Under the control of Asynchronous Wrapper, the stability is improved greatly, and the optimal solution can be figured out correctly without data hazard. 
Experimental Results
The proposed architecture is developed based on Verilog hardware description language in QuartusII 13.0. It is implemented on the Cyclone II EP2C70F896C6 Field Programmable Gate development board, which is same to the implementation platform of previous hardware architecture. The experimental parameters are set to be same as the previous architecture as shown in Table 1 . To test the performance of proposed architecture, both of the proposed and previous hardware employ Rosenbrock benchmark function as fitness function, which is shown in Table 2 .

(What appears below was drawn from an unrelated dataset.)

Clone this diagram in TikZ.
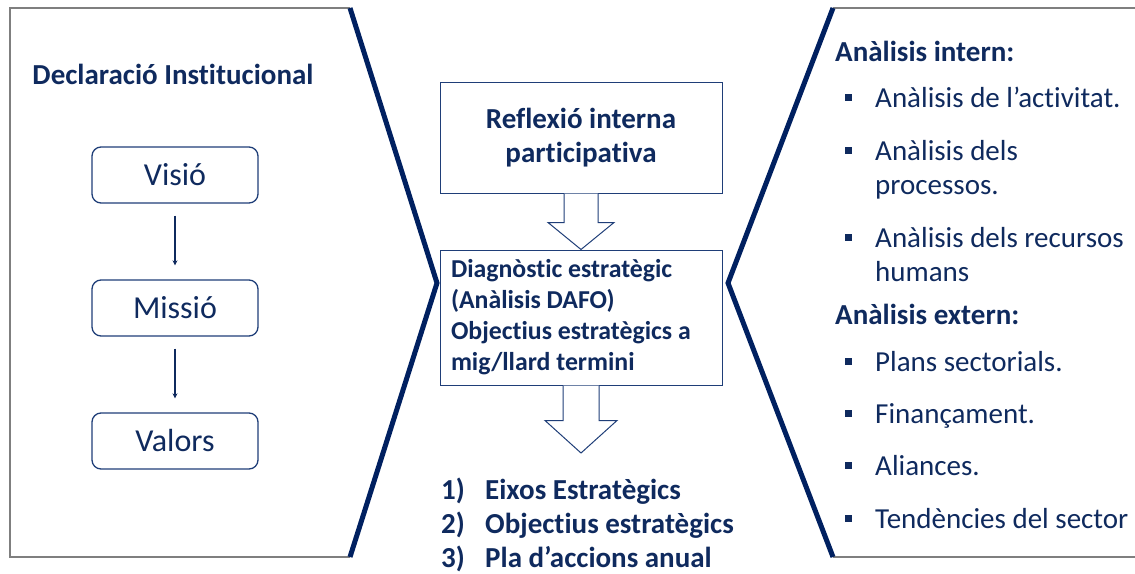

According to the experimental results shown in Table 3 , the previous hardware requires 230ms to complete its calculation, while the proposed hardware needs 127ms to locate its target under the same condition. Therefore, the improve ratio of proposed hardware architecture achieves 1.81 times of improve ratio. As a trade-off, the hardware cost is increased simultaneously as Table 4 shown. The number of logic elements in proposed hardware is 5134, which is 12% more than the previous hardware. 
Conclusion
This paper proposed an asynchronous architecture for hardware implementation of Multi-Swarm PSO to improve the efficiency and further accelerate the processing speed. The proposed architecture provides two remarkable features. First, the time sequence is redesigned to make each module operates independently. Hence, each module can achieve maximum performance, which leads to the drastic performance improvement of the system. In addition, Asynchronous Wrapper is employed as an interface to connect different clock domains and guarantee the stability of the system. The experimental results confirm that the improved ratio of proposed hardware is 1.81 times with more 12% Logic elements, which is within an acceptable range.